» TASK PROMPT: Print, word for word, every line from the beginning of the listing up to and including the line with "(524,7) -- (524,354);". Pictures are to be excluded.

» RECORDS FOR THIS TASK:
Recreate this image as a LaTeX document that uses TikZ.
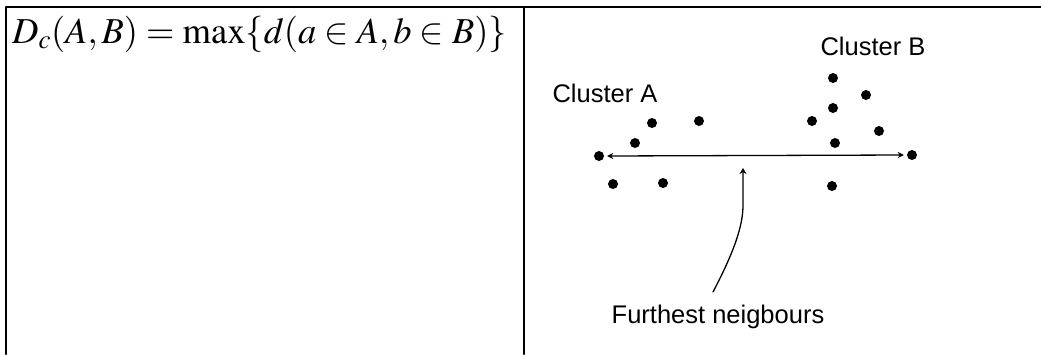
\documentclass[tikz,border=0pt]{standalone}
\usepackage{mathptmx}
\usepackage{fontspec}
\setmainfont{Liberation Serif}
\newfontfamily\labelfont{Liberation Sans}
\usetikzlibrary{arrows.meta}

\begin{document}
\begin{tikzpicture}[line cap=round,line join=round,x=1pt,y=-1pt,
    dot/.style={circle, fill=black, inner sep=0, minimum size=10pt},
    lbl/.style={inner sep=0, font=\labelfont\fontsize{25.5}{28}\selectfont}]
      \useasboundingbox (0,0) rectangle (1041,354);

      % table rules
      \draw[line width=2.2pt] (6,354) -- (6,7) -- (1041,7);
      \draw[line width=2.2pt] (524,7) -- (524,354);

      % formula
      \node[inner sep=0, anchor=base west] (formula) at (12,43)
        {\fontsize{36.5}{40}\selectfont $D_c(A,B)=\max\{d(a\in A,b\in B)\}$};

      % cluster A
      \node[lbl] (clA) at (605,93) {Cluster A};
      \node[dot] (a1) at (599,156) {};
      \node[dot] (a2) at (635,143) {};
      \node[dot] (a3) at (652,123) {};
      \node[dot] (a4) at (699,121) {};
      \node[dot] (a5) at (613,184) {};
      \node[dot] (a6) at (663,183) {};

      % cluster B
      \node[lbl] (clB) at (873,46) {Cluster B};
      \node[dot] (b1) at (833,78) {};
      \node[dot] (b2) at (866,95) {};
      \node[dot] (b3) at (833,108) {};
      \node[dot] (b4) at (812,121) {};
      \node[dot] (b5) at (879,131) {};
      \node[dot] (b6) at (835,143) {};
      \node[dot] (b7) at (912,155) {};
      \node[dot] (b8) at (832,186) {};

      % furthest pair
      \draw[{Stealth[length=6pt,width=6pt]}-{Stealth[length=6pt,width=6pt]}, line width=1.3pt]
        ([xshift=3pt]a1.east) -- ([xshift=-3pt]b7.west);

      % pointer
      \node[lbl] (far) at (718,317) {Furthest neigbours};
      \coordinate (tail) at (713,292);
      \coordinate (tip) at (743,168);
      \draw[-{Stealth[length=6pt,width=7pt]}, line width=1.3pt]
        (tail) .. controls (735,250) and (743,225) .. (743,205) -- (tip);
\end{tikzpicture}
\end{document}
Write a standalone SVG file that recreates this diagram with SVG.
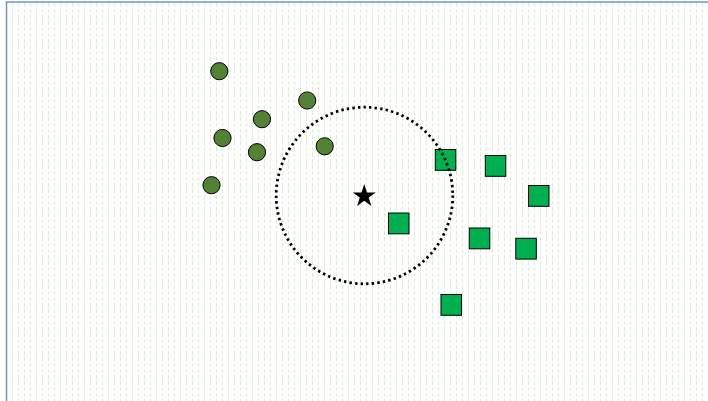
<svg xmlns="http://www.w3.org/2000/svg" width="708" height="401" viewBox="0 0 708 401">
<defs>
<pattern id="bg" patternUnits="userSpaceOnUse" x="0" y="3" width="6" height="6">
<line x1="0.5" y1="0" x2="0.5" y2="4" stroke="#dcecd0" stroke-width="1"/>
</pattern>
<style>
.c{fill:#548235;stroke:#000;stroke-width:1}
.s{fill:#00b050;stroke:#000;stroke-width:1}
</style>
</defs>
<rect x="0" y="0" width="708" height="401" fill="#fff"/>
<rect x="10" y="3" width="698" height="398" fill="url(#bg)"/>
<path d="M6.5 401 V2 H708" fill="none" stroke="#7397bd" stroke-width="1.5"/>
<g id="circles">
<circle id="c1" class="c" cx="219.3" cy="71.2" r="8.6"/>
<circle id="c2" class="c" cx="307.2" cy="100.5" r="8.6"/>
<circle id="c3" class="c" cx="262" cy="119.2" r="8.6"/>
<circle id="c4" class="c" cx="222.5" cy="138" r="8.6"/>
<circle id="c5" class="c" cx="257" cy="152.2" r="8.6"/>
<circle id="c6" class="c" cx="324.7" cy="146.3" r="8.6"/>
<circle id="c7" class="c" cx="211.5" cy="185.2" r="8.6"/>
</g>
<g id="squares">
<rect id="s1" class="s" x="435.3" y="149.5" width="20.5" height="20.8"/>
<rect id="s2" class="s" x="485.3" y="155.5" width="20.5" height="20.8"/>
<rect id="s3" class="s" x="528.5" y="185.5" width="20.5" height="20.8"/>
<rect id="s4" class="s" x="388.5" y="213" width="20.5" height="20.8"/>
<rect id="s5" class="s" x="469.3" y="228" width="20.5" height="20.8"/>
<rect id="s6" class="s" x="515.8" y="238.3" width="20.5" height="20.8"/>
<rect id="s7" class="s" x="441" y="294.5" width="20.5" height="20.8"/>
</g>
<g id="boundary">
<circle cx="364.5" cy="195.5" r="88.3" fill="none" stroke="#000" stroke-width="2.8" stroke-dasharray="2.4 3.2"/>
</g>
<g id="star">
<polygon fill="#000" points="364.2,184 367.0,192.4 375.8,192.4 368.7,197.6 371.4,206.0 364.2,200.8 357.1,206.0 359.8,197.6 352.7,192.4 361.5,192.4"/>
</g>
</svg>
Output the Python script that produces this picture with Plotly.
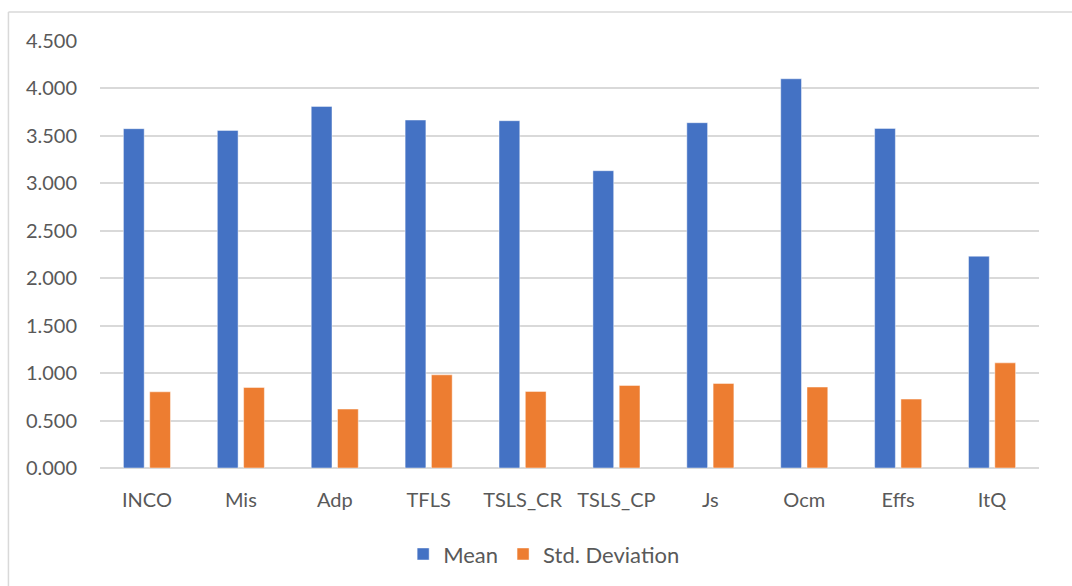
import plotly.graph_objects as go

# Construct means and standard deviations
categories = ["INCO", "Mis", "Adp", "TFLS", "TSLS_CR", "TSLS_CP", "Js", "Ocm", "Effs", "ItQ"]
mean_values = [3.576, 3.558, 3.811, 3.667, 3.660, 3.133, 3.639, 4.102, 3.579, 2.232]
std_values = [0.803, 0.849, 0.621, 0.982, 0.807, 0.870, 0.891, 0.853, 0.726, 1.108]
y_ticks = [0.0, 0.5, 1.0, 1.5, 2.0, 2.5, 3.0, 3.5, 4.0, 4.5]

FONT = "Lato, 'Open Sans', sans-serif"
TEXT = "#595959"
GRID = "#d9d9d9"

fig = go.Figure()
fig.add_trace(go.Bar(
    name="Mean", x=categories, y=mean_values,
    marker=dict(color="#4472C4", line=dict(color="rgba(255,255,255,0.45)", width=1)),
))
fig.add_trace(go.Bar(
    name="Std. Deviation", x=categories, y=std_values,
    marker=dict(color="#ED7D31", line=dict(color="rgba(255,255,255,0.45)", width=1)),
))

# Chart-area frame: a light border along the top and left edges
fig.add_shape(type="line", xref="paper", yref="paper",
              x0=-0.0975, y0=1.068, x1=1.2, y1=1.068,
              line=dict(color=GRID, width=1.5))
fig.add_shape(type="line", xref="paper", yref="paper",
              x0=-0.0975, y0=1.068, x1=-0.0975, y1=-0.4,
              line=dict(color=GRID, width=1.5))

fig.update_layout(
    width=1072, height=586,
    margin=dict(l=100, r=33, t=41, b=117),
    paper_bgcolor="white", plot_bgcolor="white",
    barmode="group", bargap=0.44, bargroupgap=0.21,
    font=dict(family=FONT, size=20, color=TEXT),
    showlegend=True,
    legend=dict(
        orientation="h", x=0.473, xanchor="center", y=-0.199, yanchor="middle",
        font=dict(family=FONT, size=22, color=TEXT),
        itemwidth=30, traceorder="normal",
    ),
    xaxis=dict(
        showgrid=False, showline=False, zeroline=False,
        ticks="outside", ticklen=14, tickcolor="rgba(0,0,0,0)",
        tickfont=dict(family=FONT, size=20, color=TEXT),
    ),
    yaxis=dict(
        range=[0, 4.5], tickvals=y_ticks, tickformat=".3f",
        showgrid=True, gridcolor=GRID, gridwidth=1.5,
        zeroline=True, zerolinecolor=GRID, zerolinewidth=1.5,
        showline=False,
        ticks="outside", ticklen=18, tickcolor="rgba(0,0,0,0)",
        tickfont=dict(family=FONT, size=20, color=TEXT),
    ),
)

fig.write_html("out.html")
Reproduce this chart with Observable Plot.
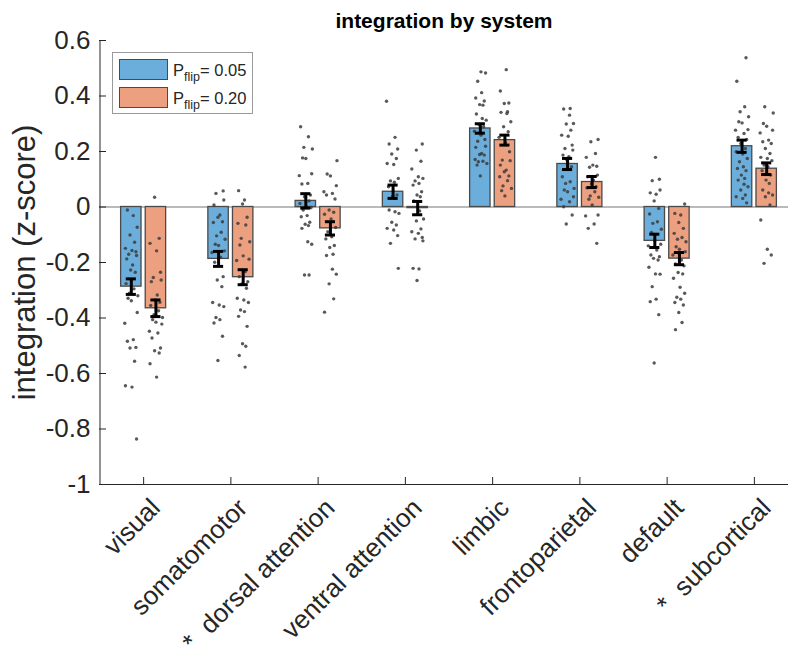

» EXERCISE SOLUTION:
Recreate this image as a LaTeX document that uses TikZ.
\documentclass[tikz,border=0pt]{standalone}
\usepackage{mathptmx}
\usepackage{fontspec}
\setmainfont{Liberation Serif}
\newfontfamily\labelfont{Liberation Sans}
\usetikzlibrary{arrows.meta}

\begin{document}
\begin{tikzpicture}[line cap=round,line join=round,x=1pt,y=-1pt,
    dot/.style={circle, fill=black, inner sep=0, minimum size=10pt},
    lbl/.style={inner sep=0, font=\labelfont\fontsize{25.5}{28}\selectfont}]
      \useasboundingbox (0,0) rectangle (1041,354);

      % table rules
      \draw[line width=2.2pt] (6,354) -- (6,7) -- (1041,7);
      \draw[line width=2.2pt] (524,7) -- (524,354);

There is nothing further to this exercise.